_WORK TO DO_
Transcribe all of the material below word for word and leave out its pictures.

_MATERIAL_

◆ ◆ ◆ ◆ ◆

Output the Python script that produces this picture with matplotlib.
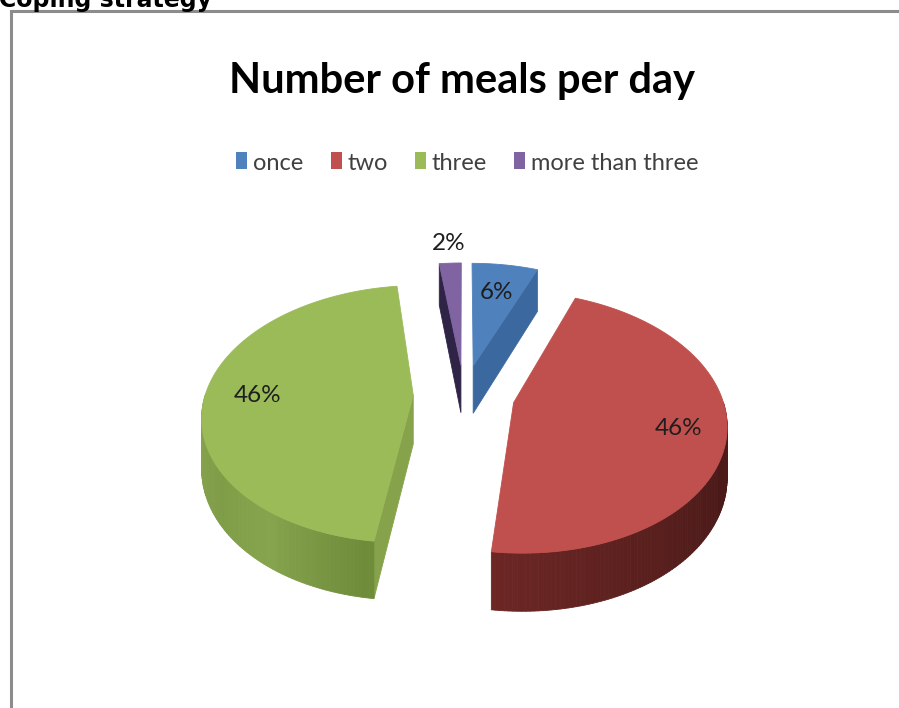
import numpy as np
import matplotlib
matplotlib.use('Agg')
import matplotlib.pyplot as plt
from matplotlib.patches import Polygon, Rectangle
from matplotlib import font_manager
from matplotlib.font_manager import FontProperties
from matplotlib.colors import to_rgb

# meals per day survey
categories = ['once', 'two', 'three', 'more than three']
shares = [6, 46, 46, 2]
pct_labels = ['6%', '46%', '46%', '2%']

top_colors = ['#4f81bd', '#c0504d', '#9bbb59', '#8064a2']
face_colors = ['#3b689f', '#5a1f1d', '#86a34b', '#2f2446']
# shading along the outer wall (angle in degrees, colour)
wall_stops = [
    [(-180, '#3b689f'), (0, '#3b689f')],
    [(-100, '#6e2725'), (-60, '#5a201e'), (-25, '#4a1918'), (0, '#521c1b')],
    [(-180, '#8aa94f'), (-145, '#7f9c47'), (-125, '#86a44d'), (-100, '#6f8c3b')],
    [(-180, '#2f2446'), (0, '#2f2446')],
]
label_r = [0.70, 0.78, 0.75, 1.22]


def pick_font(*names):
    for n in names:
        try:
            font_manager.findfont(FontProperties(family=n), fallback_to_default=False)
            return n
        except ValueError:
            continue
    return 'DejaVu Sans'


narrow = pick_font('Liberation Sans Narrow', 'Lato')

W, H = 899, 708
fig = plt.figure(figsize=(W / 100, H / 100), dpi=100)
ax = fig.add_axes([0, 0, 1, 1])
ax.set_xlim(0, W)
ax.set_ylim(H, 0)
ax.axis('off')

# pie geometry (pixels)
cx, cy = 464, 395
R, kR = 208, 125.7
persp = 0.148
explode = 0.244
depth = 49


def project(u, v, z=0.0):
    f = 1.0 / (1.0 + persp * v)
    return cx + u * R * f, cy - v * kR * f + z * f


def wall_color(stops, t):
    angs = [s[0] for s in stops]
    cols = np.array([to_rgb(s[1]) for s in stops])
    return tuple(np.interp(t, angs, cols[:, k]) for k in range(3))


total = sum(shares)
starts = 90 - 360 * np.concatenate([[0], np.cumsum(shares)[:-1]]) / total
ends = starts - 360 * np.array(shares) / total

walls = []
tops = []
for i in range(len(shares)):
    a0, a1 = starts[i], ends[i]
    mid = np.radians((a0 + a1) / 2)
    ou, ov = explode * np.cos(mid), explode * np.sin(mid)

    # outer curved wall, only the front half shows
    ts = np.linspace(a0, a1, max(2, int(abs(a1 - a0)) + 1))
    for t0, t1 in zip(ts[:-1], ts[1:]):
        tm = np.radians((t0 + t1) / 2)
        if np.sin(tm) >= 0:
            continue
        r0, r1 = np.radians(t0), np.radians(t1)
        pts = [project(ou + np.cos(r0), ov + np.sin(r0)),
               project(ou + np.cos(r1), ov + np.sin(r1)),
               project(ou + np.cos(r1), ov + np.sin(r1), depth),
               project(ou + np.cos(r0), ov + np.sin(r0), depth)]
        tn = ((np.degrees(tm) + 180) % 360) - 180
        walls.append((ov + np.sin(tm), pts, wall_color(wall_stops[i], tn)))

    # radial cut faces
    for a, normal in ((a0, a0 + 90), (a1, a1 - 90)):
        if np.sin(np.radians(normal)) > -1e-6:
            continue
        ra = np.radians(a)
        pts = [project(ou, ov), project(ou + np.cos(ra), ov + np.sin(ra)),
               project(ou + np.cos(ra), ov + np.sin(ra), depth),
               project(ou, ov, depth)]
        walls.append((ov + 0.5 * np.sin(ra), pts, face_colors[i]))

    arc = np.radians(np.linspace(a0, a1, max(2, int(abs(a1 - a0)) + 1)))
    top = [project(ou, ov)] + [project(ou + np.cos(r), ov + np.sin(r)) for r in arc]
    tops.append((ov, top, top_colors[i]))

    lx, ly = project(ou + label_r[i] * np.cos(mid), ov + label_r[i] * np.sin(mid))
    ax.text(lx, ly, pct_labels[i], family=narrow, fontsize=17.5, color='#1e1e1e',
            ha='center', va='center', zorder=10)

for key, pts, col in sorted(walls, key=lambda w: -w[0]):
    ax.add_patch(Polygon(pts, closed=True, facecolor=col, edgecolor=col, lw=0.6, zorder=2))
for key, pts, col in sorted(tops, key=lambda w: -w[0]):
    ax.add_patch(Polygon(pts, closed=True, facecolor=col, edgecolor=col, lw=0.6, zorder=3))

# title and legend
ax.text(462, 93, 'Number of meals per day', family=narrow, weight='bold',
        fontsize=30, color='black', ha='center', va='baseline')
legend_x = [236, 331, 415, 514]
for x, name, col in zip(legend_x, categories, top_colors):
    ax.add_patch(Rectangle((x, 152), 11, 17, facecolor=col, edgecolor='none'))
    ax.text(x + 17, 170, name, family=narrow, fontsize=17, color='#404040',
            ha='left', va='baseline')

# chart frame and section heading above it
ax.plot([11.3, 11.3, W + 5], [H + 5, 11.3, 11.3], color='#8c8c8c', lw=2.2,
        solid_joinstyle='miter', clip_on=False)
ax.text(-1, 7, 'Coping strategy', family='DejaVu Sans', weight='bold', fontsize=17,
        color='black', ha='left', va='baseline', clip_on=False)

fig.savefig('out.png', dpi=100, facecolor='white')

◆ ◆ ◆ ◆ ◆

_TASK OUTPUT_
Output the Python script that produces this picture with matplotlib.
import numpy as np
import matplotlib
matplotlib.use('Agg')
import matplotlib.pyplot as plt
from matplotlib.patches import Polygon, Rectangle
from matplotlib import font_manager
from matplotlib.font_manager import FontProperties
from matplotlib.colors import to_rgb

# meals per day survey
categories = ['once', 'two', 'three', 'more than three']
shares = [6, 46, 46, 2]
pct_labels = ['6%', '46%', '46%', '2%']

top_colors = ['#4f81bd', '#c0504d', '#9bbb59', '#8064a2']
face_colors = ['#3b689f', '#5a1f1d', '#86a34b', '#2f2446']
# shading along the outer wall (angle in degrees, colour)
wall_stops = [
    [(-180, '#3b689f'), (0, '#3b689f')],
    [(-100, '#6e2725'), (-60, '#5a201e'), (-25, '#4a1918'), (0, '#521c1b')],
    [(-180, '#8aa94f'), (-145, '#7f9c47'), (-125, '#86a44d'), (-100, '#6f8c3b')],
    [(-180, '#2f2446'), (0, '#2f2446')],
]
label_r = [0.70, 0.78, 0.75, 1.22]


def pick_font(*names):
    for n in names:
        try:
            font_manager.findfont(FontProperties(family=n), fallback_to_default=False)
            return n
        except ValueError:
            continue
    return 'DejaVu Sans'


narrow = pick_font('Liberation Sans Narrow', 'Lato')

W, H = 899, 708
fig = plt.figure(figsize=(W / 100, H / 100), dpi=100)
ax = fig.add_axes([0, 0, 1, 1])
ax.set_xlim(0, W)
ax.set_ylim(H, 0)
ax.axis('off')

# pie geometry (pixels)
cx, cy = 464, 395
R, kR = 208, 125.7
persp = 0.148
explode = 0.244
depth = 49


def project(u, v, z=0.0):
    f = 1.0 / (1.0 + persp * v)
    return cx + u * R * f, cy - v * kR * f + z * f


def wall_color(stops, t):
    angs = [s[0] for s in stops]
    cols = np.array([to_rgb(s[1]) for s in stops])
    return tuple(np.interp(t, angs, cols[:, k]) for k in range(3))


total = sum(shares)
starts = 90 - 360 * np.concatenate([[0], np.cumsum(shares)[:-1]]) / total
ends = starts - 360 * np.array(shares) / total

walls = []
tops = []
for i in range(len(shares)):
    a0, a1 = starts[i], ends[i]
    mid = np.radians((a0 + a1) / 2)
    ou, ov = explode * np.cos(mid), explode * np.sin(mid)

    # outer curved wall, only the front half shows
    ts = np.linspace(a0, a1, max(2, int(abs(a1 - a0)) + 1))
    for t0, t1 in zip(ts[:-1], ts[1:]):
        tm = np.radians((t0 + t1) / 2)
        if np.sin(tm) >= 0:
            continue
        r0, r1 = np.radians(t0), np.radians(t1)
        pts = [project(ou + np.cos(r0), ov + np.sin(r0)),
               project(ou + np.cos(r1), ov + np.sin(r1)),
               project(ou + np.cos(r1), ov + np.sin(r1), depth),
               project(ou + np.cos(r0), ov + np.sin(r0), depth)]
        tn = ((np.degrees(tm) + 180) % 360) - 180
        walls.append((ov + np.sin(tm), pts, wall_color(wall_stops[i], tn)))

    # radial cut faces
    for a, normal in ((a0, a0 + 90), (a1, a1 - 90)):
        if np.sin(np.radians(normal)) > -1e-6:
            continue
        ra = np.radians(a)
        pts = [project(ou, ov), project(ou + np.cos(ra), ov + np.sin(ra)),
               project(ou + np.cos(ra), ov + np.sin(ra), depth),
               project(ou, ov, depth)]
        walls.append((ov + 0.5 * np.sin(ra), pts, face_colors[i]))

    arc = np.radians(np.linspace(a0, a1, max(2, int(abs(a1 - a0)) + 1)))
    top = [project(ou, ov)] + [project(ou + np.cos(r), ov + np.sin(r)) for r in arc]
    tops.append((ov, top, top_colors[i]))

    lx, ly = project(ou + label_r[i] * np.cos(mid), ov + label_r[i] * np.sin(mid))
    ax.text(lx, ly, pct_labels[i], family=narrow, fontsize=17.5, color='#1e1e1e',
            ha='center', va='center', zorder=10)

for key, pts, col in sorted(walls, key=lambda w: -w[0]):
    ax.add_patch(Polygon(pts, closed=True, facecolor=col, edgecolor=col, lw=0.6, zorder=2))
for key, pts, col in sorted(tops, key=lambda w: -w[0]):
    ax.add_patch(Polygon(pts, closed=True, facecolor=col, edgecolor=col, lw=0.6, zorder=3))

# title and legend
ax.text(462, 93, 'Number of meals per day', family=narrow, weight='bold',
        fontsize=30, color='black', ha='center', va='baseline')
legend_x = [236, 331, 415, 514]
for x, name, col in zip(legend_x, categories, top_colors):
    ax.add_patch(Rectangle((x, 152), 11, 17, facecolor=col, edgecolor='none'))
    ax.text(x + 17, 170, name, family=narrow, fontsize=17, color='#404040',
            ha='left', va='baseline')

# chart frame and section heading above it
ax.plot([11.3, 11.3, W + 5], [H + 5, 11.3, 11.3], color='#8c8c8c', lw=2.2,
        solid_joinstyle='miter', clip_on=False)
ax.text(-1, 7, 'Coping strategy', family='DejaVu Sans', weight='bold', fontsize=17,
        color='black', ha='left', va='baseline', clip_on=False)

fig.savefig('out.png', dpi=100, facecolor='white')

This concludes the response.